Perhaps sooner than we think. Perhaps in areas that were previously thought safe. The purchase of London Underground upgrade contractor Tube Lines by Transport for London (TfL) and cancellation of the controversial public private partnership (PPP) is a worrying public spending milestone.
As the end of a major Gordon Brown inspired investment vehicle it could also be an ominous taste of what is to come. It could be a pointer towards future public sector policy which makes this relatively small development on London’s Tube very important to everyone living outside the capital.
Because while there is absolutely no doubt that the decision to pay £310M to wrestle control away from the private sector was hugely politically motivated, it does raise some big questions about how public clients manage future infrastructure investments.
“A raft of public spending austerity is just around the corner, and perhaps sooner than we think”
Not least because if a client like TfL is prepared to invest hundreds of millions of pounds to buy themselves out of long term commitments with the private sector rather than investing in the relationship, we really could all be in trouble.
It is clear that under Labour the public sector has been allowed to get too big and needs to be slimmed. But simply removing “expensive” private sector expertise is not the long term solution. TfL maintains that handing £310M to Tube Lines shareholders was done to drive better value into the Tube.
It also maintains that, having taken Metronet, the other original PPP contractor, back in-house two years ago, London Underground has the skills to manage the Tube Lines contract.
Well the jury’s still very much out on that one and besides, the Tube Lines contract is a much more complex affair. Whether or not the public sector can retain the necessary management skills is yet to be seen. Fundamentally, as the PPP Arbiter pointed out last week, TfL has a massive hole in its budget.
“To stay within its spending constraints TfL has to de-scope its upgrades, maintenance and renewals across the network”

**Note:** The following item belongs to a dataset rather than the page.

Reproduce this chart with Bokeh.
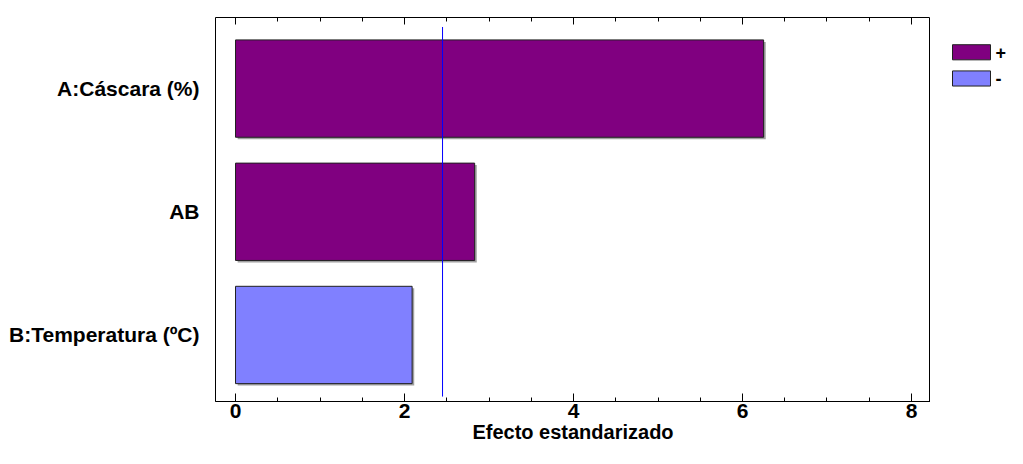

To stay within its spending constraints it has to de-scope its upgrades, maintenance and renewals across the network. Spending £310M tearing up a contract that it failed to manage properly is surely throwing good (public) money after bad.
NCE has talked a lot about “delivering more for less” and ensuring that every single pound of public cash is invested effectively.
At the heart of this will be the public sector working closely and constructively withits private sector partners. Unless clients embrace meaningful relationships with the private sector we risk seeing this mantra translated into simply “delivering less”.